The Corner

Health Care

The Late-Night Hosts Turn against the FDA

Stephen Colbert inside the White House press-briefing room, July 27, 2007 (Larry Downing/Reuters)

The fact that late-night comedy hosts are making fun of the U.S. Food and Drug Administration for halting the use of the Johnson & Johnson vaccine over rare cases of blood clots feels like a turning point in the public discussion of the pandemic and risks. For the most part, Trevor Noah, Jimmy Fallon, Jimmy Kimmel and the rest have happily repeated and emphasized the official pandemic guidance and celebrated the likes of Dr. Fauci. These hosts are not going to go out of their way to mock the Biden administration or make the new administration look foolish.

But when Stephen Colbert jokes that the odds of getting blood clots from the Johnson & Johnson vaccine are “slightly better odds than you have of getting to visit Willy Wonka’s Fantabulous Chocolate Factory” and Noah scoffs, “you’re more likely to get struck by lightning 10 times,” it is a sign that these hosts believe their audiences will see the FDA decision as self-evidently ridiculous and something to laugh at, instead of dutifully echoing to their audiences.

And there’s another indicator that this particular FDA decision is going to cause the administration a lot more trouble than usual, in former Biden pandemic advisor Dr. Celine Gounder dismissing the public worries of Nate Silver: “He is not an expert on the psychology of vaccine confidence. He is a poll aggregator and political pundit.”

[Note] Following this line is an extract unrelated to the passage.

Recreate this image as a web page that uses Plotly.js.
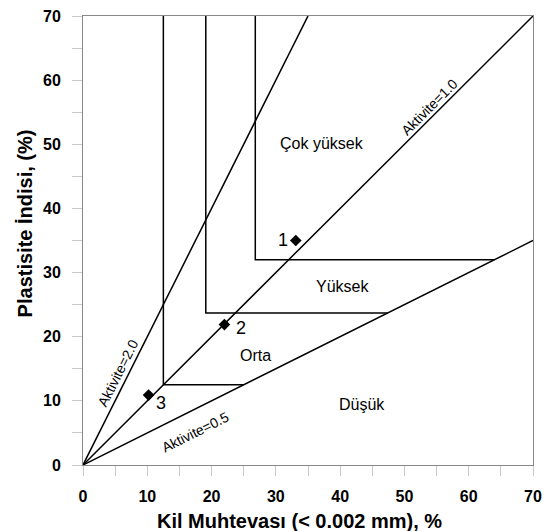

Okay, but even if that’s true, Nate Silver is not a knee-jerk skeptic of the FDA or critic of the Biden administration. If he’s saying a particular decision doesn’t make sense to him, he’s not doing it because he’s got an axe to grind. If a decision seems bafflingly wrongheaded to Silver, it’s probably going to look that way to a lot of other people, too. Sure, Silver probably doesn’t know as much about vaccines as Gounder does. But the overwhelming majority of Americans aren’t experts on the psychology of vaccine confidence, either. They’re going to see the FDA flipping back and forth on the safety of the J&J vaccine and some people will conclude that vaccine isn’t worth the risk.